Later singles "It's a Hard Life", "Let Me Live" and "You Don't Fool Me" revisit the theme presented in "Play the Game", with Mercury writing from the same lover's perspective years later in the former song, and reflecting on the memories of the failed relationship in the latter. Both "Play the Game" and "It's a Hard Life" are of a similar structure, revolving around Mercury's piano playing and the band's multi-layered harmonies.

==Music video==
The sleeve of the single, as well as its promotional video directed by Brian Grant, marked the first time Mercury appeared in either format with moustache. Brian May did not use his trademark Red Special guitar, instead using a Fender Stratocaster replica made by Satellite. This was likely due to the risk of damage involved in the shot in which Mercury snatches the guitar from May, then appears to throw it back to him which was played back in reverse so that it would be easier for May to play the solo after "catching" the guitar in the video. A shot of the band in the unedited blue screen set for the video was later used for the cover of the "Another One Bites the Dust" single release.

The video starts off with a shot of Outer space with shooting stars and microphones and then the Microphone stops in front of the screen and Freddie’s arm reaches out and grabs it and starts singing and the Outer space turns into Hell with flames behind him. Freddie is wearing his white Flash Gordon t-shirt. Roger Taylor can be seen behind him. each member of the band has different colour of flames behind them. Freddie Mercury in front of orange flames. Brian May in front of blue flames. John Deacon in front of green flames. Roger Taylor in front of purple flames. a portion of the video contains Freddie without his shirt with a sweaty appearance for a brief moment and after that his shirt is back and the fire turns back into outer space on he leaps onto the drum kit and tries to lift up the two small drums and he leaps down and grabs the guitar out of Brian‘s hands and tosses it back to him and Brian catches it and the fire comes back and stays until the video concludes.

==Personnel==
- Freddie Mercury – lead and backing vocals, piano, synthesizer
- Brian May – guitars, backing vocals
- Roger Taylor – drums, backing vocals
- John Deacon – bass guitar

==Charts==

| Country | Peak position |
|---|---|
| Belgium (Ultratop 50 Flanders) | 25 |
| Canada | 22 |
| France (IFOP) | 42 |
| Ireland (IRMA) | 9 |
| Netherlands (Dutch Top 40) | 15 |
| Netherlands (Single Top 100) | 10 |
| Norway (VG-lista) | 6 |
| Spain (AFYVE) | 21 |
| Switzerland (Schweizer Hitparade) | 8 |
| UK Singles (Official Charts) | 14 |
| US Billboard Hot 100 | 42 |
| US (Cash Box) | 38 |
| West Germany (GfK) | 40 |

==Beach House version==

American dream pop duo Beach House recorded a cover of "Play the Game" that was released as an iTunes Store-only bonus track from Red Hot Organization's compilation album Dark Was the Night (2009). It was later included on their compilation album, B-Sides and Rarities (2017). It received positive reviews from critics.

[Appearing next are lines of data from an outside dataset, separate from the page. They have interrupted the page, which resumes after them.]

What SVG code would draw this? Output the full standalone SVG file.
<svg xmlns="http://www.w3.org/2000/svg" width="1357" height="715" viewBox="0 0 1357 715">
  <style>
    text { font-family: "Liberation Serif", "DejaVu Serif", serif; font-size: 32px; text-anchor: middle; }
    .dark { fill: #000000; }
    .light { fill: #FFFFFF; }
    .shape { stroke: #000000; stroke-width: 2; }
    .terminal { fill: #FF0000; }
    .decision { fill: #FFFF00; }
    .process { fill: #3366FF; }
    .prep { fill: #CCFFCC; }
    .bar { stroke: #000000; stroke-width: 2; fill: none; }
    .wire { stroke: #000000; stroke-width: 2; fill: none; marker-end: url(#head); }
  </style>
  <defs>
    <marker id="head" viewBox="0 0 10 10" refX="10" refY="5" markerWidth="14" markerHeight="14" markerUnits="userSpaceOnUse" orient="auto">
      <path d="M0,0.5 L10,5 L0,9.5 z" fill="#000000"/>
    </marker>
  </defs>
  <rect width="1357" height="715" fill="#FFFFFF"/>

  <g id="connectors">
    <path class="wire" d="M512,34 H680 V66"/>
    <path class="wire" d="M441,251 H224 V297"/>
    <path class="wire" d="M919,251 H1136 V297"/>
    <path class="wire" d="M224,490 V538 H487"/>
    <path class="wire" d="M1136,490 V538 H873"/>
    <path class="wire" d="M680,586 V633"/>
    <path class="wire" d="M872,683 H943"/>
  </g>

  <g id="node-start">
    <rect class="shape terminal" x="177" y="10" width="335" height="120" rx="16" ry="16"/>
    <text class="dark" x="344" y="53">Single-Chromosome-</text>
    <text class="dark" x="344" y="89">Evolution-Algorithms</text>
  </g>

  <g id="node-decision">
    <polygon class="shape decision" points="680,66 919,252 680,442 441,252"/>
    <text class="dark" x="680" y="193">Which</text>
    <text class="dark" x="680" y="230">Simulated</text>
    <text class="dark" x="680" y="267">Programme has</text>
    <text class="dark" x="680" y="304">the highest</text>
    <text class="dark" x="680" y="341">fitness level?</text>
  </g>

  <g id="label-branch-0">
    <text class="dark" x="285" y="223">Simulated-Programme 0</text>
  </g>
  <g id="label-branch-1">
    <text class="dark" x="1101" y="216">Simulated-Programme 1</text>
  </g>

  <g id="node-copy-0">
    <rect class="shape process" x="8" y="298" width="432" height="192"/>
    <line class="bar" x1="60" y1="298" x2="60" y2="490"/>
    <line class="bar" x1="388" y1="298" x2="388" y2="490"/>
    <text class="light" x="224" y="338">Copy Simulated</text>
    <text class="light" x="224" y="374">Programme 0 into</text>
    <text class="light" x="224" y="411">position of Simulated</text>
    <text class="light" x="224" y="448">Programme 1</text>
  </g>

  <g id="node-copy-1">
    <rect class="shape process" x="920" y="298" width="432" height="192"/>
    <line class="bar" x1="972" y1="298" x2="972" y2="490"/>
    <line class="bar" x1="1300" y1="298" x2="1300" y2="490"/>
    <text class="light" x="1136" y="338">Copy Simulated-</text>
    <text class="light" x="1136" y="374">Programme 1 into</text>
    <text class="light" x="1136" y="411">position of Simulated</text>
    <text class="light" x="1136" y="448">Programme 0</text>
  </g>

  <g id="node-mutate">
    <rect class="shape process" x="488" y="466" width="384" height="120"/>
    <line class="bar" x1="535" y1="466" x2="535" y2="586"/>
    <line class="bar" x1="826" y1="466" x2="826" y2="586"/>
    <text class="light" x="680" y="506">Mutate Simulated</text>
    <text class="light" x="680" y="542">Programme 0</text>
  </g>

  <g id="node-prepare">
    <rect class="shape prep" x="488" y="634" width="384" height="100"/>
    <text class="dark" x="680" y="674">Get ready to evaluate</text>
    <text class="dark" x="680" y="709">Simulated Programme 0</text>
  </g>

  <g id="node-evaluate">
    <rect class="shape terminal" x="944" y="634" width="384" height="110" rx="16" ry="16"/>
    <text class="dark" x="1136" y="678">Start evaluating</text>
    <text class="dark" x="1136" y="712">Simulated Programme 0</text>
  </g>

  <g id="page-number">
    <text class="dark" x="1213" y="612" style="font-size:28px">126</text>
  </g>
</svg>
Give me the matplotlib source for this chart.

===Recording and release===
Recorded in the same session as their 2008 single, "Used to Be", Beach House thought it would be "fun and ridiculous" to try covering "Play the Game", as fans of Queen's music. They also recorded it as their contribution to the Red Hot Organization's compilation album Dark Was the Night (2009), which benefited AIDS research, though Queen's record label prevented this release as they do not "do charity stuff", according to guitarist Alex Scally. It was later released as the compilation album's bonus track, though exclusively on the iTunes Store release. The track was later included on their compilation album B-Sides and Rarities (2017), released on 30 June 2017. The duo additionally stated that they would continue donating all profits earned from that song to the same charity.

===Critical reception===
Upon its initial release, Gorilla vs. Bear called it a "hazy and haunting cover". Ian Shirley of Record Collector likened Legrand's vocal performance to "wonderful Beach Boys harmonies".